At its core, the Gordian Knot Delusion is an application of the 80/20 rule to the modern world at large; the belief that complexity is superfluous, and that rather than fretting over it, one should just stride over and cut the knot, deciding that the world is actually simple; witnessing the lack of an immediate catastrophe, one will find one's common sense and derring-do vindicated. (The original Gordian Knot was cut by that gung-ho man of action, Alexander the Great, which is always a flattering comparison.) The other part of the Gordian Knot Delusion is the stab-in-the-back narrative of how the world started to look deceptively complex. As the paranoiac's dictum goes, shit doesn't just happen, but is caused by assholes; in this case, all that talk about how complex things are is the work of a conspiracy; a motley crew of commie traitors, ivory-tower academics, so-called “intellectuals” corrupted by book-learning, miscellaneous perverts, Satanic cultists and out-and-out crooks and thieves out to keep the gravy-train of complexity going, all the better to steal from the simple honest folks. (The trope about climate change being a massive fraud for the purpose of maintaining funding for otherwise worthless research is a classic of the genre.) It is, as conspiracy theories tend to be, a compelling story, especially those who feel themselves bewildered or victimised by the world.

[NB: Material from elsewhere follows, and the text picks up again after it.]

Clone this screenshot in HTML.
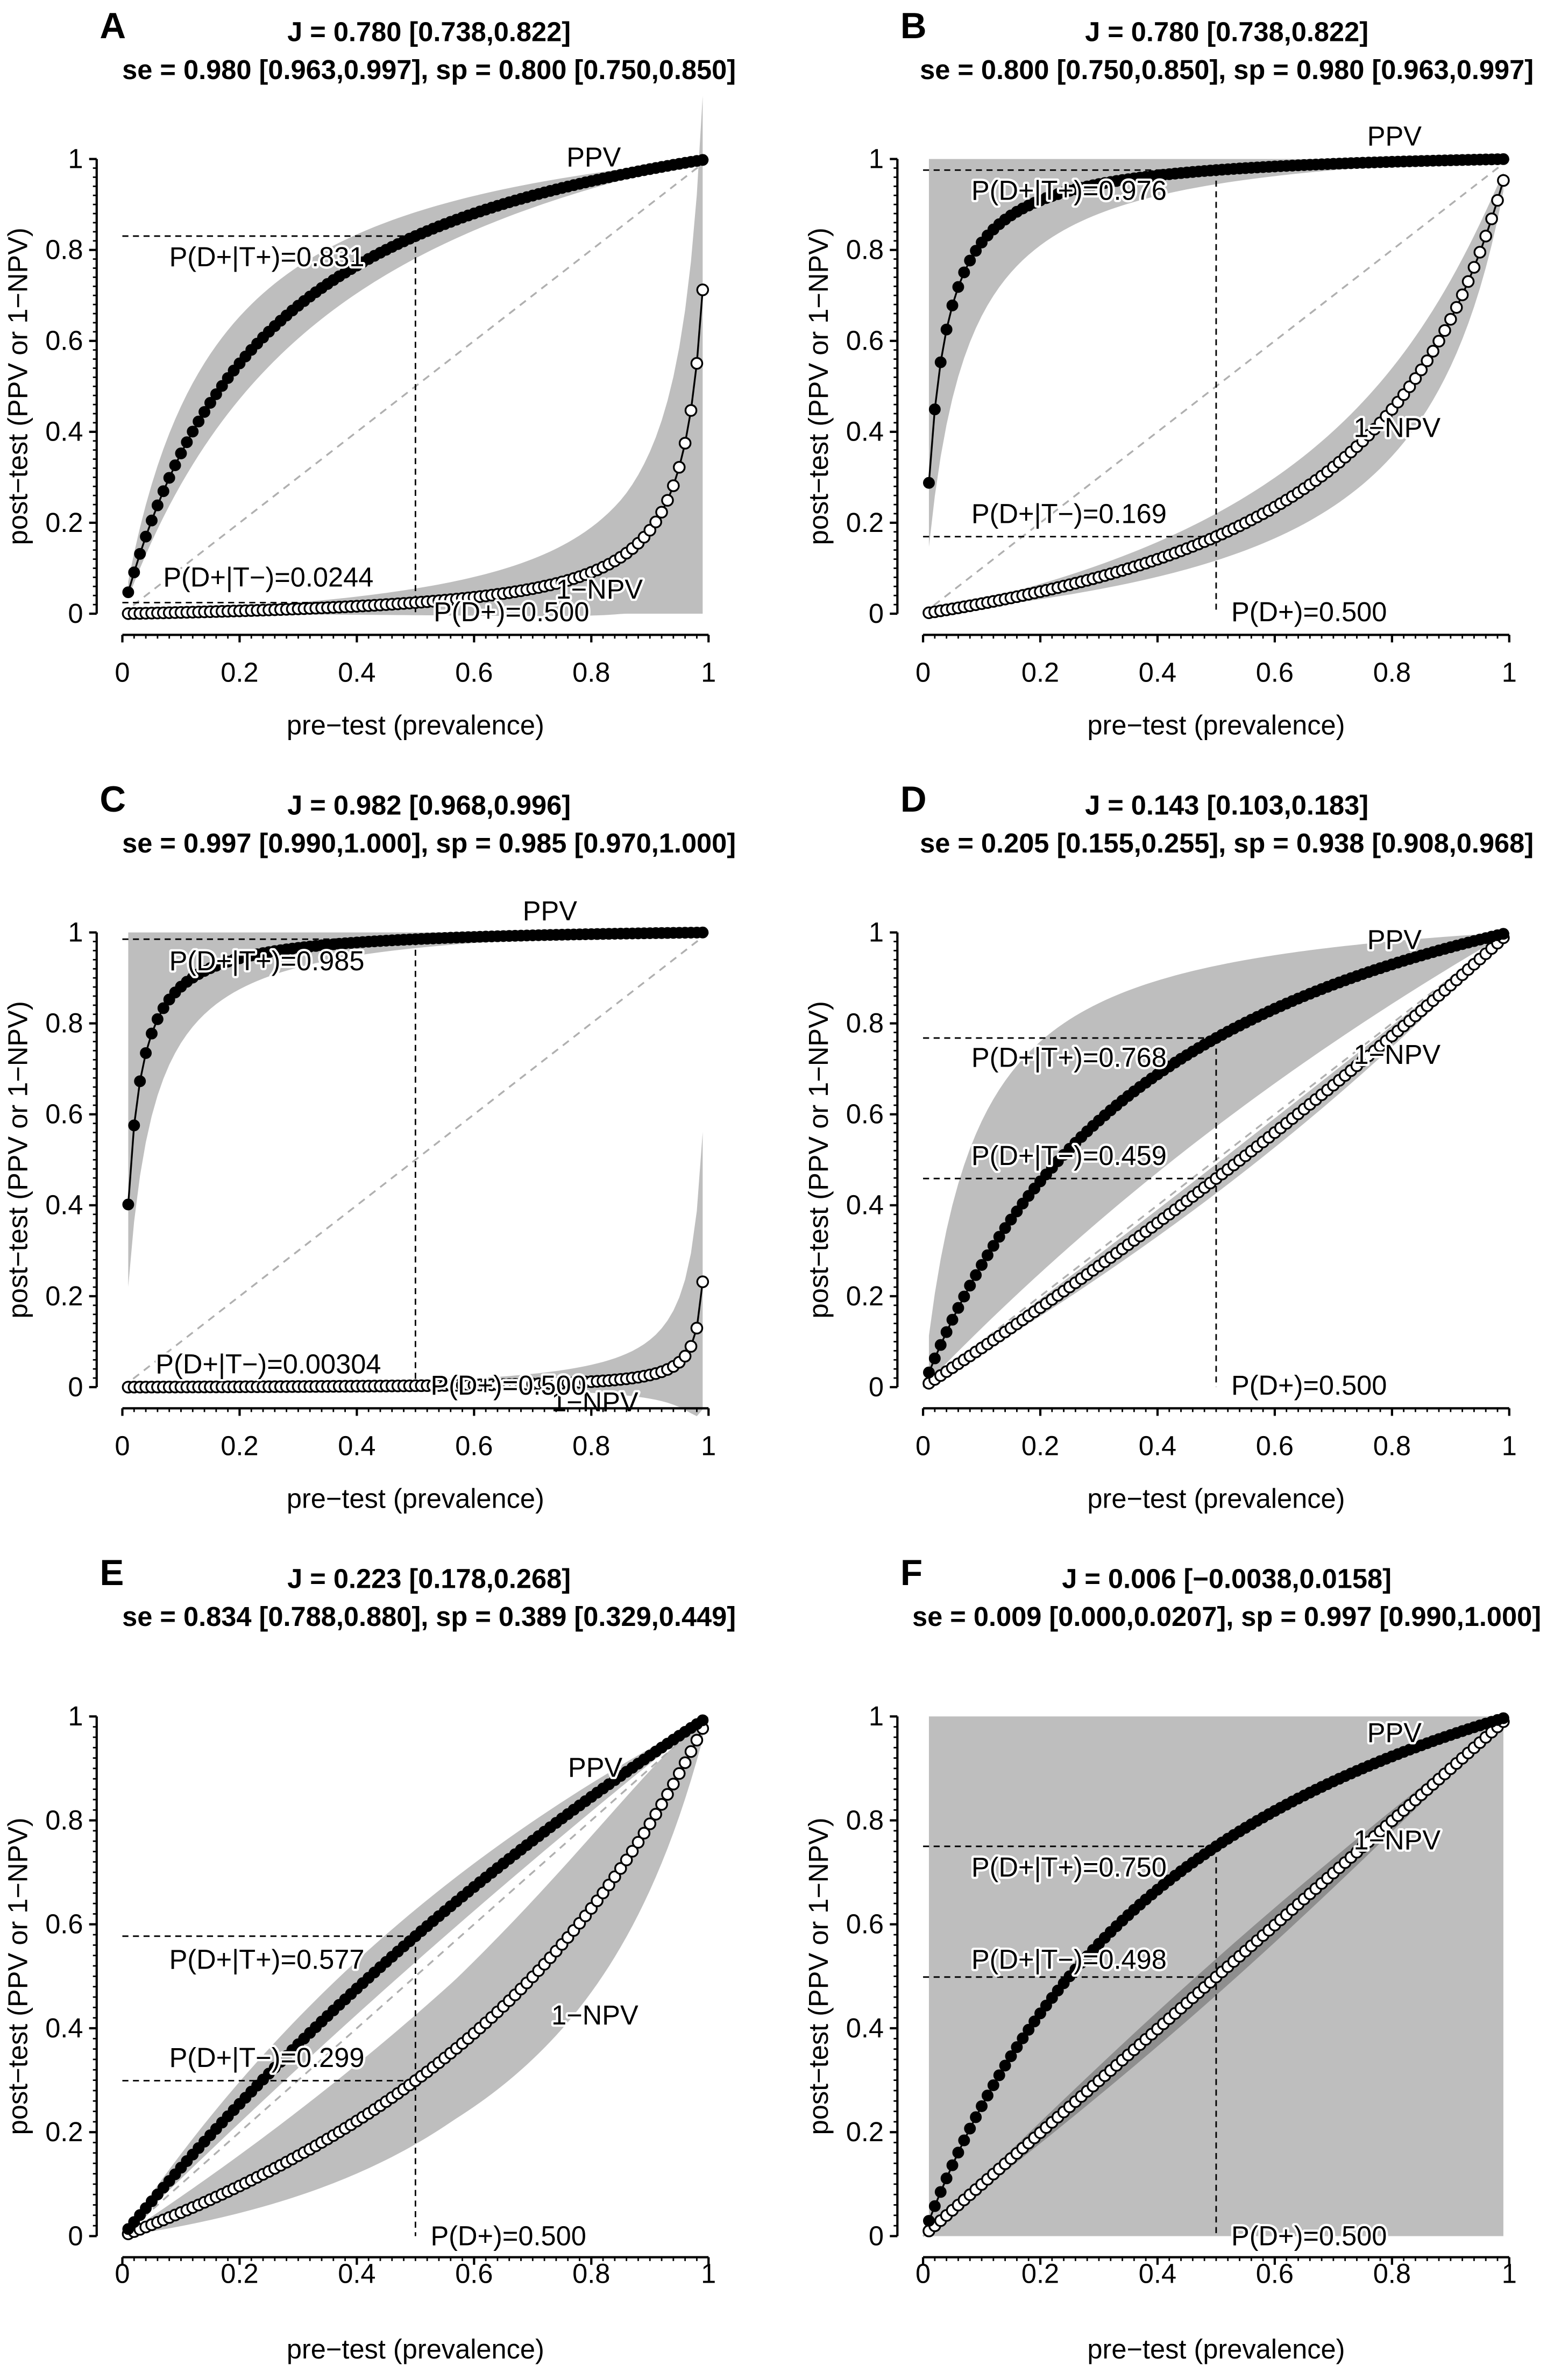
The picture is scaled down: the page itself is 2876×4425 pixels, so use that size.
<!DOCTYPE html>
<html><head><meta charset="utf-8">
<style>
html,body{margin:0;padding:0;background:#fff;}
svg{display:block;}
text{font-family:"Liberation Sans",Arial,sans-serif;fill:#000;}
.halo{paint-order:stroke;stroke:#fff;stroke-width:3px;stroke-linejoin:round;}
</style></head>
<body>
<svg id="fig" xmlns="http://www.w3.org/2000/svg" width="2876" height="4425" viewBox="0 0 1024 1575"></svg>
<script>
// ---- data ----
var panelLetters = ["A","B","C","D","E","F"];
var titleJ = ["J = 0.780 [0.738,0.822]","J = 0.780 [0.738,0.822]","J = 0.982 [0.968,0.996]","J = 0.143 [0.103,0.183]","J = 0.223 [0.178,0.268]","J = 0.006 [\u22120.0038,0.0158]"];
var titleSeSp = ["se = 0.980 [0.963,0.997], sp = 0.800 [0.750,0.850]","se = 0.800 [0.750,0.850], sp = 0.980 [0.963,0.997]","se = 0.997 [0.990,1.000], sp = 0.985 [0.970,1.000]","se = 0.205 [0.155,0.255], sp = 0.938 [0.908,0.968]","se = 0.834 [0.788,0.880], sp = 0.389 [0.329,0.449]","se = 0.009 [0.000,0.0207], sp = 0.997 [0.990,1.000]"];
var seVal = [0.980,0.800,0.997,0.205,0.834,0.009];
var seLo  = [0.963,0.750,0.990,0.155,0.788,0.000];
var seHi  = [0.997,0.850,1.000,0.255,0.880,0.0207];
var spVal = [0.800,0.980,0.985,0.938,0.389,0.997];
var spLo  = [0.750,0.963,0.970,0.908,0.329,0.990];
var spHi  = [0.850,0.997,1.000,0.968,0.449,1.000];
var prevalence = [];
for (var i = 1; i <= 99; i++) prevalence.push(i / 100);
var refPrev = 0.5;
var ppvLabels = ["P(D+|T+)=0.831","P(D+|T+)=0.976","P(D+|T+)=0.985","P(D+|T+)=0.768","P(D+|T+)=0.577","P(D+|T+)=0.750"];
var npvLabels = ["P(D+|T\u2212)=0.0244","P(D+|T\u2212)=0.169","P(D+|T\u2212)=0.00304","P(D+|T\u2212)=0.459","P(D+|T\u2212)=0.299","P(D+|T\u2212)=0.498"];
var tickValues = [0,0.2,0.4,0.6,0.8,1];
var tickLabels = ["0","0.2","0.4","0.6","0.8","1"];
var bandWiden = 1.35;
var npvBandColor = ["#bebebe","#bebebe","#bebebe","#bebebe","#bebebe","#8e8e8e"];

// ---- layout ----
var layout = [
 {x0:81,x1:469,y0:406,y1:105,ax:64,xl:420,t1:27,t2:52,tc:284,tk:451,xt:486,ppv:[375,110],npv:[368,396],lp:[112,176],ln:[108,388],lr:[287,411]},
 {x0:611,x1:999,y0:406,y1:105,ax:594,xl:420,t1:27,t2:52,tc:812,tk:451,xt:486,ppv:[905,96],npv:[896,289],lp:[643,132],ln:[643,346],lr:[815,411]},
 {x0:81,x1:469,y0:918,y1:617,ax:64,xl:932,t1:539,t2:564,tc:284,tk:963,xt:998,ppv:[346,609],npv:[365,934],lp:[112,642],ln:[103,909],lr:[285,923]},
 {x0:611,x1:999,y0:918,y1:617,ax:594,xl:932,t1:539,t2:564,tc:812,tk:963,xt:998,ppv:[905,628],npv:[896,704],lp:[643,706],ln:[643,771],lr:[815,923]},
 {x0:81,x1:469,y0:1480,y1:1136,ax:64,xl:1494,t1:1051,t2:1076,tc:284,tk:1511,xt:1561,ppv:[376,1176],npv:[365,1340],lp:[112,1303],ln:[112,1368],lr:[285,1486]},
 {x0:611,x1:999,y0:1480,y1:1136,ax:594,xl:1494,t1:1051,t2:1076,tc:812,tk:1511,xt:1561,ppv:[905,1153],npv:[896,1224],lp:[643,1242],ln:[643,1303],lr:[815,1486]}
];
var NS = "http://www.w3.org/2000/svg";
var svg = document.getElementById("fig");
function mk(tag, attrs, parent){
  var e = document.createElementNS(NS, tag);
  for (var k in attrs) e.setAttribute(k, attrs[k]);
  (parent||svg).appendChild(e);
  return e;
}
function clamp(v){ return Math.max(0, Math.min(1, v)); }
function wid(est, b){ return clamp(est + (b - est) * bandWiden); }
function ppvF(p, se, sp){ var a = se*p, b = (1-sp)*(1-p); return (a+b)===0?0:a/(a+b); }
function npvF(p, se, sp){ var a = (1-se)*p, b = sp*(1-p); return (a+b)===0?0:a/(a+b); }

for (var k = 0; k < 6; k++) {
  var L = layout[k];
  var g = mk("g", {});
  
  
  var sx = (function(L){return function(v){return L.x0 + v*(L.x1-L.x0);};})(L);
  var sy = (function(L){return function(v){return L.y0 - v*(L.y0-L.y1);};})(L);
  var sL = wid(seVal[k], seLo[k]), sH = wid(seVal[k], seHi[k]);
  var pLw = wid(spVal[k], spLo[k]), pHi = wid(spVal[k], spHi[k]);

  // bands
  var up = [], lo = [], up2 = [], lo2 = [];
  prevalence.forEach(function(p){
    up.push(sx(p)+","+sy(ppvF(p, sH, pHi)));
    lo.unshift(sx(p)+","+sy(ppvF(p, sL, pLw)));
    var a = npvF(p, sL, pLw), b = npvF(p, sH, pHi), c = npvF(p, seVal[k], spVal[k]);
    var hw = Math.max(Math.abs(a-b)/2, k===5 ? 0.035*Math.sin(Math.PI*p) : 0);
    up2.push(sx(p)+","+sy(Math.max(a, c+hw)));
    lo2.unshift(sx(p)+","+sy(Math.min(b, c-hw)));
  });
  var b1 = mk("polygon", {points: up.concat(lo).join(" "), fill:"#bebebe"}, g);
  
  
  var b2 = mk("polygon", {points: up2.concat(lo2).join(" "), fill:npvBandColor[k]}, g);
  
  

  // diagonal
  var dg = mk("line", {x1:sx(0),y1:sy(0),x2:sx(1),y2:sy(1),stroke:"#b0b0b0","stroke-width":1.2,"stroke-dasharray":"5,4"}, g);
  
  

  // reference dashed lines
  var pv = ppvF(refPrev, seVal[k], spVal[k]), nv = npvF(refPrev, seVal[k], spVal[k]);
  var h1 = mk("line", {x1:sx(0),y1:sy(pv),x2:sx(refPrev),y2:sy(pv),stroke:"#000","stroke-width":1,"stroke-dasharray":"4,3"}, g);
  
  
  var h2 = mk("line", {x1:sx(0),y1:sy(nv),x2:sx(refPrev),y2:sy(nv),stroke:"#000","stroke-width":1,"stroke-dasharray":"4,3"}, g);
  
  
  var v1 = mk("line", {x1:sx(refPrev),y1:sy(Math.max(pv,nv)),x2:sx(refPrev),y2:sy(0),stroke:"#000","stroke-width":1,"stroke-dasharray":"4,3"}, g);
  
  

  // series
  var pl1 = [], pl2 = [];
  prevalence.forEach(function(p){
    pl1.push(sx(p)+","+sy(ppvF(p, seVal[k], spVal[k])));
    pl2.push(sx(p)+","+sy(npvF(p, seVal[k], spVal[k])));
  });
  var l2 = mk("polyline", {points: pl2.join(" "), fill:"none", stroke:"#000","stroke-width":1.2}, g);
  
  
  prevalence.forEach(function(p){
    var c = mk("circle", {cx:sx(p), cy:sy(npvF(p, seVal[k], spVal[k])), r:3.6, fill:"#fff", stroke:"#000","stroke-width":1.2}, g);
    
    
  });
  var l1 = mk("polyline", {points: pl1.join(" "), fill:"none", stroke:"#000","stroke-width":1.2}, g);
  
  
  prevalence.forEach(function(p){
    var c = mk("circle", {cx:sx(p), cy:sy(ppvF(p, seVal[k], spVal[k])), r:3.6, fill:"#000", stroke:"#000","stroke-width":0.6}, g);
    
    
  });

  // annotation labels
  var ann = [["PPV",L.ppv,"ppv-label"],["1\u2212NPV",L.npv,"npv-label"],[ppvLabels[k],L.lp,"ppv-value-label"],[npvLabels[k],L.ln,"npv-value-label"],["P(D+)=0.500",L.lr,"prevalence-label"]];
  ann.forEach(function(a){
    var t = mk("text", {x:a[1][0], y:a[1][1], "font-size":18, "class":"halo"}, g);
    t.textContent = a[0];
    
    
  });

  // axes
  var ya = mk("line", {x1:L.ax,y1:sy(0),x2:L.ax,y2:sy(1),stroke:"#000","stroke-width":1.5}, g);
  
  
  var xa = mk("line", {x1:sx(0),y1:L.xl,x2:sx(1),y2:L.xl,stroke:"#000","stroke-width":1.5}, g);
  
  
  for (var m = 0; m <= 50; m++) {
    var v = m/50, major = (m % 10 === 0), len = major ? 5 : 2.5;
    mk("line", {x1:sx(v),y1:L.xl,x2:sx(v),y2:L.xl+len,stroke:"#000","stroke-width":major?1.5:1}, g);
    mk("line", {x1:L.ax,y1:sy(v),x2:L.ax-len,y2:sy(v),stroke:"#000","stroke-width":major?1.5:1}, g);
  }
  tickValues.forEach(function(v, j){
    var tx = mk("text", {x:sx(v), y:L.tk, "font-size":18, "text-anchor":"middle"}, g);
    tx.textContent = tickLabels[j];
    
    
    var ty = mk("text", {x:L.ax-9, y:sy(v)+6, "font-size":18, "text-anchor":"end"}, g);
    ty.textContent = tickLabels[j];
    
    
  });
  var xt = mk("text", {x:(sx(0)+sx(1))/2, y:L.xt, "font-size":18, "text-anchor":"middle"}, g);
  xt.textContent = "pre\u2212test (prevalence)";
  
  
  var cy = (sy(0)+sy(1))/2, cx = L.ax - 46;
  var yt = mk("text", {x:cx, y:cy, "font-size":18, "text-anchor":"middle", transform:"rotate(-90 "+cx+" "+cy+")"}, g);
  yt.textContent = "post\u2212test (PPV or 1\u2212NPV)";
  
  

  // titles
  var t1 = mk("text", {x:L.tc, y:L.t1, "font-size":18, "font-weight":"bold", "text-anchor":"middle"}, g);
  t1.textContent = titleJ[k];
  
  
  var t2 = mk("text", {x:L.tc, y:L.t2, "font-size":18, "font-weight":"bold", "text-anchor":"middle"}, g);
  t2.textContent = titleSeSp[k];
  
  
  var pl = mk("text", {x:L.ax+2, y:L.t1-2, "font-size":24, "font-weight":"bold"}, g);
  pl.textContent = panelLetters[k];
  
  
}
</script>
</body></html>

Whilst ostensibly associated with the Right these days, the Gordian Knot Delusion is actually the very antithesis of Edmund Burke's Conservatism, formulated in the wake of that catastrophic leftist severing of this knot, the French Revolution. Burke's argument (framing Conservatism for a world where the divine right of kings was no longer accepted and the University of Chicago School of Economics had yet to come into being and coin its modern analogue, trickle-down economics) was that things are much more complicated than one can comprehend, that bold attempts to destroy ancient injustices are also likely to have countless unintended consequences, and that one should stick to gradual, tentative reforms at best, if not to just give up and learn to live with the world as it is in all its richness and iniquity. Today, one might expect to hear that sort of argument, but only from a hair-shirted greenie warning against tampering with Mother Gaia's blessings. The Robespierres of the Right are all too happy to break things and observe that, on a macro level, everything is alright (whilst circularly classifying those for whom they are not alright as bums and sore losers). These radicals are in alliance with a growing number of people who are anything but radical in temperament, but who have been radicalised by the rapid pace of change, and for whom the idea of turning back the clock to (what in retrospect seems like) a simpler time has appeal. The shift of the Gordian Knot from the Left to the Right could be a result of the increasingly rapid pace of social and technological change.